The role has been the source of the tensions we observe throughout the history and evolution of American anthropology. The tension arises from the conflict between the political and social values of the dominant social system that governs our personal world and our "professional worlds" as anthropologists. The tension leads to questions that many of us have had to answer for ourselves, but that we often chose to ignore or avoid in our professional and personal lives.

As scientists, we can ask: “Where does Culture appear in our paradigm?”” Where does Humanity appear?”” Where are the differences?”” How are these two elements related?”” How do they add to our understanding of our and other’s everyday lives?” As scientists, we seek to observe the existential reality of human evolution and existence.

As humanists, we must ask: “What are human beliefs and values?” “How are they applied to real life situations?” “How does the individual apply these to their particular situation?” “How does society interpret the individual’s behavior?” As humanists, we seek to understand the meanings of the actions we, as participant, experience in based on the meanings of those we are observing.

As "observers", these are academic questions. They are questions that professionals can discuss within the traditional academic and professional association venues. They are the subject of “professionals” debate based on their academic, scientific, and scholarly research.

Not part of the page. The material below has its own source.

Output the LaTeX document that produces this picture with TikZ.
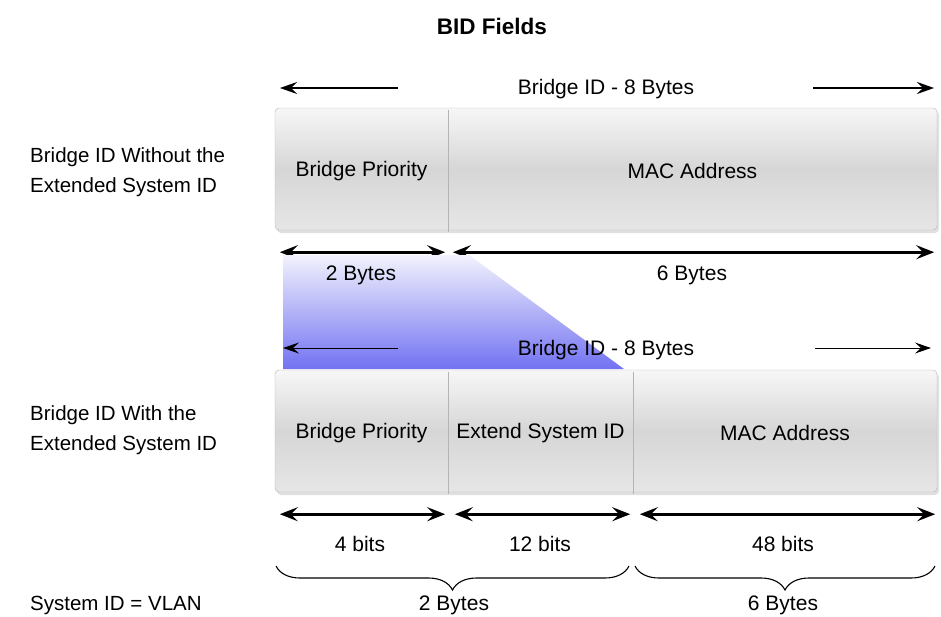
\documentclass[tikz,border=0pt]{standalone}
\usepackage{fontspec}
\setmainfont{Liberation Sans}
\usetikzlibrary{arrows.meta, decorations.pathreplacing}

\definecolor{boxtop}{HTML}{F7F7F7}
\definecolor{boxmid}{HTML}{D6D6D6}
\definecolor{boxbot}{HTML}{E6E6E6}
\definecolor{boxline}{HTML}{B4B4B4}
\definecolor{wedgetop}{HTML}{F2F2FD}
\definecolor{wedgebot}{HTML}{7272F2}

\tikzset{
  cell/.style = {inner sep = 0pt, font = \fontsize{21}{25}\selectfont},
  cellbox/.style = {draw = boxline, rounded corners = 4pt, top color = boxtop,
                    bottom color = boxbot, middle color = boxmid},
  dimthick/.style = {line width = 2.6pt, {Stealth[length = 18pt, width = 14pt, inset = 7pt]}-{Stealth[length = 18pt, width = 14pt, inset = 7pt]}},
  dimthin/.style = {line width = 1.6pt, -{Stealth[length = 17pt, width = 12pt, inset = 6pt]}},
  dimhair/.style = {line width = 1pt, -{Stealth[length = 16pt, width = 11pt, inset = 6pt]}},
  lbl/.style = {inner sep = 0pt, font = \fontsize{21}{25}\selectfont},
  bracedown/.style = {decorate, decoration = {brace, mirror, amplitude = 24pt}, line width = 1.1pt}
}

\begin{document}
\begin{tikzpicture}[x = 1pt, y = -1pt]

\useasboundingbox (0, 0) rectangle (941, 616);

\node[lbl, font = \fontsize{22.5}{26}\selectfont\bfseries] (title) at (492, 26) {BID Fields};

\node[lbl, anchor = west, align = left, font = \fontsize{20.5}{30}\selectfont] (without) at (30, 172)
  {Bridge ID Without the\\Extended System ID};
\node[lbl, anchor = west, align = left, font = \fontsize{20.5}{30}\selectfont] (with) at (30, 430)
  {Bridge ID With the\\Extended System ID};
\node[lbl, anchor = west, font = \fontsize{20.5}{25}\selectfont] (vlan) at (30, 605) {System ID = VLAN};

% top field without the extended system id
\fill[black, opacity = 0.12, rounded corners = 4pt] (277, 111) rectangle (939, 233);
\shade[cellbox] (275, 108) rectangle (937, 230);
\node[cell, minimum width = 173pt, minimum height = 122pt] (bp1) at (361.5, 171) {Bridge Priority};
\node[cell, minimum width = 489pt, minimum height = 122pt] (mac1) at (692.5, 171) {MAC Address};
\draw[boxline] (bp1.north east) -- (bp1.south east);

\node[lbl] (bid1) at (606, 89) {Bridge ID - 8 Bytes};
\coordinate (bid1l) at (280, 88);
\coordinate (bid1r) at (934, 88);
\draw[dimthin] (bid1l -| 398, 0) -- (bid1l);
\draw[dimthin] (bid1r -| 813, 0) -- (bid1r);

\draw[dimthick] ([xshift = 5pt, yshift = -20pt] bp1.south west) -- ([xshift = -3pt, yshift = -20pt] bp1.south east);
\draw[dimthick] ([xshift = 5pt, yshift = -20pt] mac1.south west) -- ([xshift = -3pt, yshift = -20pt] mac1.south east);

% wedge from the priority field down to the new layout
\shade[top color = wedgetop, bottom color = wedgebot] (283, 255) -- (469, 255) -- (624, 369) -- (283, 369) -- cycle;

\node[lbl] (two1) at (361, 275) {2 Bytes};
\node[lbl] (six1) at (692, 275) {6 Bytes};

\node[lbl] (bid2) at (606, 350) {Bridge ID - 8 Bytes};
\coordinate (bid2l) at (283, 348);
\coordinate (bid2r) at (931, 348);
\draw[dimhair] (bid2l -| 398, 0) -- (bid2l);
\draw[dimhair] (bid2r -| 815, 0) -- (bid2r);

% bottom field with the extended system id
\fill[black, opacity = 0.12, rounded corners = 4pt] (277, 373) rectangle (939, 495);
\shade[cellbox] (275, 370) rectangle (937, 492);
\node[cell, minimum width = 173pt, minimum height = 122pt] (bp2) at (361.5, 433) {Bridge Priority};
\node[cell, minimum width = 185pt, minimum height = 122pt] (ext) at (540.5, 433) {Extend System ID};
\node[cell, minimum width = 304pt, minimum height = 122pt] (mac2) at (785, 433) {MAC Address};
\draw[boxline] (bp2.north east) -- (bp2.south east);
\draw[boxline] (ext.north east) -- (ext.south east);

\draw[dimthick] ([xshift = 5pt, yshift = -20pt] bp2.south west) -- ([xshift = -3pt, yshift = -20pt] bp2.south east);
\draw[dimthick] ([xshift = 7pt, yshift = -20pt] ext.south west) -- ([xshift = -3pt, yshift = -20pt] ext.south east);
\draw[dimthick] ([xshift = 7pt, yshift = -20pt] mac2.south west) -- ([xshift = -2pt, yshift = -20pt] mac2.south east);

\node[lbl] (four) at (360, 544) {4 bits};
\node[lbl] (twelve) at (540, 544) {12 bits};
\node[lbl] (fortyeight) at (783, 544) {48 bits};

\coordinate (br1l) at (276, 566);
\coordinate (br1r) at (629, 566);
\coordinate (br2l) at (635, 566);
\coordinate (br2r) at (935, 566);
\draw[bracedown] (br1l) -- (br1r);
\draw[bracedown] (br2l) -- (br2r);

\node[lbl] (two2) at (454, 605) {2 Bytes};
\node[lbl] (six2) at (783, 605) {6 Bytes};

\end{tikzpicture}
\end{document}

Their interpretations influence and are influenced by their underlying culture, their unique personal and professional experiences, and their own personal motivations. They are participants in their own cultural universe. That is, like all human activity – they behave like human beings.

As “participants”,  this role is more perplexing. “How do we distinguish between the existential experience of the trained observer and the “native” participant?” Just because we share an experience, does this mean we understand it in the same way?

“Ethnocentrism” is the term we use to describe value judgments that individuals apply to situations that they either experience or observe. That is, they base their judgments of the situation on the meaning they were taught and not necessarily about the existential or factual nature of the situation. Boas recognized this tendency and argued that the professional anthropologist should adopt a “value free” perspective.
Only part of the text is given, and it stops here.